Requirement » Each record must be retyped in full. No character may differ.

Data entries
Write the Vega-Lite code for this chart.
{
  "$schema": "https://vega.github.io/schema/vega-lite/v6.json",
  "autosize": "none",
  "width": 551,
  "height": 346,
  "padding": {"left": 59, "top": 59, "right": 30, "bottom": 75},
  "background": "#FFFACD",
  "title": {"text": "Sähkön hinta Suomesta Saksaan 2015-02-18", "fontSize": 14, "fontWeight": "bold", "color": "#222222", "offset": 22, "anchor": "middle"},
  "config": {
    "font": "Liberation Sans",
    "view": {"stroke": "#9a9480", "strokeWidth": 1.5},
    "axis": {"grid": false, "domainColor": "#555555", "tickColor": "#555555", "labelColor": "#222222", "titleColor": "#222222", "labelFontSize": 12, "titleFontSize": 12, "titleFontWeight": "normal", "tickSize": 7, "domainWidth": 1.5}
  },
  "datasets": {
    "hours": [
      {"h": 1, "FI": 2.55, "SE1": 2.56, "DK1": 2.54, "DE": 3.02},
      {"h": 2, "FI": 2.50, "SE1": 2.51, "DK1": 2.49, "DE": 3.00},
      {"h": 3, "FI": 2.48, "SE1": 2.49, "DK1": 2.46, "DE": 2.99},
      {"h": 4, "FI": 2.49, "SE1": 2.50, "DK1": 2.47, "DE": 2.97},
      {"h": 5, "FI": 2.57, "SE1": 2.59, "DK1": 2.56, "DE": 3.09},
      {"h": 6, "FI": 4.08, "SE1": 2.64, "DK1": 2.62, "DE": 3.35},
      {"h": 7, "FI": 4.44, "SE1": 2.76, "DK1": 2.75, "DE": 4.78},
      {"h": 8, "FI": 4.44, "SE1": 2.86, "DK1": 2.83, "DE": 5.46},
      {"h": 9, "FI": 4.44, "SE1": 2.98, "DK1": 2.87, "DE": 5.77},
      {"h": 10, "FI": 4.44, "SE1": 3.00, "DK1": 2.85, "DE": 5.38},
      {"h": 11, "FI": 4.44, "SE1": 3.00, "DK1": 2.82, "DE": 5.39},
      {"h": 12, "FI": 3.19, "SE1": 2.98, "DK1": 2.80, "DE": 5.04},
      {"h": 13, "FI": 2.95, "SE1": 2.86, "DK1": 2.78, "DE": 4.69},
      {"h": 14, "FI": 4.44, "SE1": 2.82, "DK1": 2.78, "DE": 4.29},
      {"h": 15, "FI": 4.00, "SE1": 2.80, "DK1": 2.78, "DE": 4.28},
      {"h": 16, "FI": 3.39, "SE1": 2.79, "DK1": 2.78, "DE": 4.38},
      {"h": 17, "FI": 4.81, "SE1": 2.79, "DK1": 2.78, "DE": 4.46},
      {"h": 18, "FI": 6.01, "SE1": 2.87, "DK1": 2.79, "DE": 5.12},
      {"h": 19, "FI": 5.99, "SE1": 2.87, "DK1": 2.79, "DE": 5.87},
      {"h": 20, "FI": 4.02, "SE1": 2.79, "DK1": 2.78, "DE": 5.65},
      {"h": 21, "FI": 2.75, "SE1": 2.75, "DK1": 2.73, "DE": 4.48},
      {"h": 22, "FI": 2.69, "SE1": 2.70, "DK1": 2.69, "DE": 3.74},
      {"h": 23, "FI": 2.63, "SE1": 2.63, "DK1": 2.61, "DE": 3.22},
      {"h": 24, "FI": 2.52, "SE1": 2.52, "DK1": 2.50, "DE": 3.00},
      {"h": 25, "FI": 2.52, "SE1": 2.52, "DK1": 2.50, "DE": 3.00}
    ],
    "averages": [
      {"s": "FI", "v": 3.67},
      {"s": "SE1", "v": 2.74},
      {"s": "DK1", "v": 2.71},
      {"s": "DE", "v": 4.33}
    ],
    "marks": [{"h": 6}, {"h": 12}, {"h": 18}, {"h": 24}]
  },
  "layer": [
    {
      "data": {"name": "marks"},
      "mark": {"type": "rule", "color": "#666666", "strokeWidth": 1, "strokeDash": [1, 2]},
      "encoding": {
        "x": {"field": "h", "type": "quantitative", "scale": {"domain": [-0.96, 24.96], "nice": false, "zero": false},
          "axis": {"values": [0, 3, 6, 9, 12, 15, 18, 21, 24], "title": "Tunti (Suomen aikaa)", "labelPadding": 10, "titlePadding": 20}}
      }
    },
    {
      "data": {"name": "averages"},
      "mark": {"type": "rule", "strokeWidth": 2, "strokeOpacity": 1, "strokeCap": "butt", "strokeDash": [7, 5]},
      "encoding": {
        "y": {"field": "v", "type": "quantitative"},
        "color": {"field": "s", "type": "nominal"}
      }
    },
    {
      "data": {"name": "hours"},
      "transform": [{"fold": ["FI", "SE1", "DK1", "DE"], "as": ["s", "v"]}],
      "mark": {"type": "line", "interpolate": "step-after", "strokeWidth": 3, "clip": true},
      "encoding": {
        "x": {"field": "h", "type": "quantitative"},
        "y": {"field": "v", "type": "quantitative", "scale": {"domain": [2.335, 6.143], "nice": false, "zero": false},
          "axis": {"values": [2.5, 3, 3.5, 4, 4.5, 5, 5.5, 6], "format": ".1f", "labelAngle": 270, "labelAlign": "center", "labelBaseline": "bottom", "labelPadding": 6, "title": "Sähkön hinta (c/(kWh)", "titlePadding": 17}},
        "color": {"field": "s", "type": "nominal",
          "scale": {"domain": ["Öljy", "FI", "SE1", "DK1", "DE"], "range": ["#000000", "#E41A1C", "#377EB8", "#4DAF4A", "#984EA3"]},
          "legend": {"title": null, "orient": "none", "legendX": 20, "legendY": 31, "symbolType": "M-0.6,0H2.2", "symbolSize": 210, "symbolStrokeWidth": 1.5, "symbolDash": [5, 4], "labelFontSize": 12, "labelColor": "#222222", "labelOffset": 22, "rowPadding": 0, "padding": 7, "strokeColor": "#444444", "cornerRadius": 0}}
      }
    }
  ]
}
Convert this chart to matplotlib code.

Exercise output »
Write the Vega-Lite code for this chart.
{
  "$schema": "https://vega.github.io/schema/vega-lite/v6.json",
  "autosize": "none",
  "width": 551,
  "height": 346,
  "padding": {"left": 59, "top": 59, "right": 30, "bottom": 75},
  "background": "#FFFACD",
  "title": {"text": "Sähkön hinta Suomesta Saksaan 2015-02-18", "fontSize": 14, "fontWeight": "bold", "color": "#222222", "offset": 22, "anchor": "middle"},
  "config": {
    "font": "Liberation Sans",
    "view": {"stroke": "#9a9480", "strokeWidth": 1.5},
    "axis": {"grid": false, "domainColor": "#555555", "tickColor": "#555555", "labelColor": "#222222", "titleColor": "#222222", "labelFontSize": 12, "titleFontSize": 12, "titleFontWeight": "normal", "tickSize": 7, "domainWidth": 1.5}
  },
  "datasets": {
    "hours": [
      {"h": 1, "FI": 2.55, "SE1": 2.56, "DK1": 2.54, "DE": 3.02},
      {"h": 2, "FI": 2.50, "SE1": 2.51, "DK1": 2.49, "DE": 3.00},
      {"h": 3, "FI": 2.48, "SE1": 2.49, "DK1": 2.46, "DE": 2.99},
      {"h": 4, "FI": 2.49, "SE1": 2.50, "DK1": 2.47, "DE": 2.97},
      {"h": 5, "FI": 2.57, "SE1": 2.59, "DK1": 2.56, "DE": 3.09},
      {"h": 6, "FI": 4.08, "SE1": 2.64, "DK1": 2.62, "DE": 3.35},
      {"h": 7, "FI": 4.44, "SE1": 2.76, "DK1": 2.75, "DE": 4.78},
      {"h": 8, "FI": 4.44, "SE1": 2.86, "DK1": 2.83, "DE": 5.46},
      {"h": 9, "FI": 4.44, "SE1": 2.98, "DK1": 2.87, "DE": 5.77},
      {"h": 10, "FI": 4.44, "SE1": 3.00, "DK1": 2.85, "DE": 5.38},
      {"h": 11, "FI": 4.44, "SE1": 3.00, "DK1": 2.82, "DE": 5.39},
      {"h": 12, "FI": 3.19, "SE1": 2.98, "DK1": 2.80, "DE": 5.04},
      {"h": 13, "FI": 2.95, "SE1": 2.86, "DK1": 2.78, "DE": 4.69},
      {"h": 14, "FI": 4.44, "SE1": 2.82, "DK1": 2.78, "DE": 4.29},
      {"h": 15, "FI": 4.00, "SE1": 2.80, "DK1": 2.78, "DE": 4.28},
      {"h": 16, "FI": 3.39, "SE1": 2.79, "DK1": 2.78, "DE": 4.38},
      {"h": 17, "FI": 4.81, "SE1": 2.79, "DK1": 2.78, "DE": 4.46},
      {"h": 18, "FI": 6.01, "SE1": 2.87, "DK1": 2.79, "DE": 5.12},
      {"h": 19, "FI": 5.99, "SE1": 2.87, "DK1": 2.79, "DE": 5.87},
      {"h": 20, "FI": 4.02, "SE1": 2.79, "DK1": 2.78, "DE": 5.65},
      {"h": 21, "FI": 2.75, "SE1": 2.75, "DK1": 2.73, "DE": 4.48},
      {"h": 22, "FI": 2.69, "SE1": 2.70, "DK1": 2.69, "DE": 3.74},
      {"h": 23, "FI": 2.63, "SE1": 2.63, "DK1": 2.61, "DE": 3.22},
      {"h": 24, "FI": 2.52, "SE1": 2.52, "DK1": 2.50, "DE": 3.00},
      {"h": 25, "FI": 2.52, "SE1": 2.52, "DK1": 2.50, "DE": 3.00}
    ],
    "averages": [
      {"s": "FI", "v": 3.67},
      {"s": "SE1", "v": 2.74},
      {"s": "DK1", "v": 2.71},
      {"s": "DE", "v": 4.33}
    ],
    "marks": [{"h": 6}, {"h": 12}, {"h": 18}, {"h": 24}]
  },
  "layer": [
    {
      "data": {"name": "marks"},
      "mark": {"type": "rule", "color": "#666666", "strokeWidth": 1, "strokeDash": [1, 2]},
      "encoding": {
        "x": {"field": "h", "type": "quantitative", "scale": {"domain": [-0.96, 24.96], "nice": false, "zero": false},
          "axis": {"values": [0, 3, 6, 9, 12, 15, 18, 21, 24], "title": "Tunti (Suomen aikaa)", "labelPadding": 10, "titlePadding": 20}}
      }
    },
    {
      "data": {"name": "averages"},
      "mark": {"type": "rule", "strokeWidth": 2, "strokeOpacity": 1, "strokeCap": "butt", "strokeDash": [7, 5]},
      "encoding": {
        "y": {"field": "v", "type": "quantitative"},
        "color": {"field": "s", "type": "nominal"}
      }
    },
    {
      "data": {"name": "hours"},
      "transform": [{"fold": ["FI", "SE1", "DK1", "DE"], "as": ["s", "v"]}],
      "mark": {"type": "line", "interpolate": "step-after", "strokeWidth": 3, "clip": true},
      "encoding": {
        "x": {"field": "h", "type": "quantitative"},
        "y": {"field": "v", "type": "quantitative", "scale": {"domain": [2.335, 6.143], "nice": false, "zero": false},
          "axis": {"values": [2.5, 3, 3.5, 4, 4.5, 5, 5.5, 6], "format": ".1f", "labelAngle": 270, "labelAlign": "center", "labelBaseline": "bottom", "labelPadding": 6, "title": "Sähkön hinta (c/(kWh)", "titlePadding": 17}},
        "color": {"field": "s", "type": "nominal",
          "scale": {"domain": ["Öljy", "FI", "SE1", "DK1", "DE"], "range": ["#000000", "#E41A1C", "#377EB8", "#4DAF4A", "#984EA3"]},
          "legend": {"title": null, "orient": "none", "legendX": 20, "legendY": 31, "symbolType": "M-0.6,0H2.2", "symbolSize": 210, "symbolStrokeWidth": 1.5, "symbolDash": [5, 4], "labelFontSize": 12, "labelColor": "#222222", "labelOffset": 22, "rowPadding": 0, "padding": 7, "strokeColor": "#444444", "cornerRadius": 0}}
      }
    }
  ]
}
Convert this chart to matplotlib code.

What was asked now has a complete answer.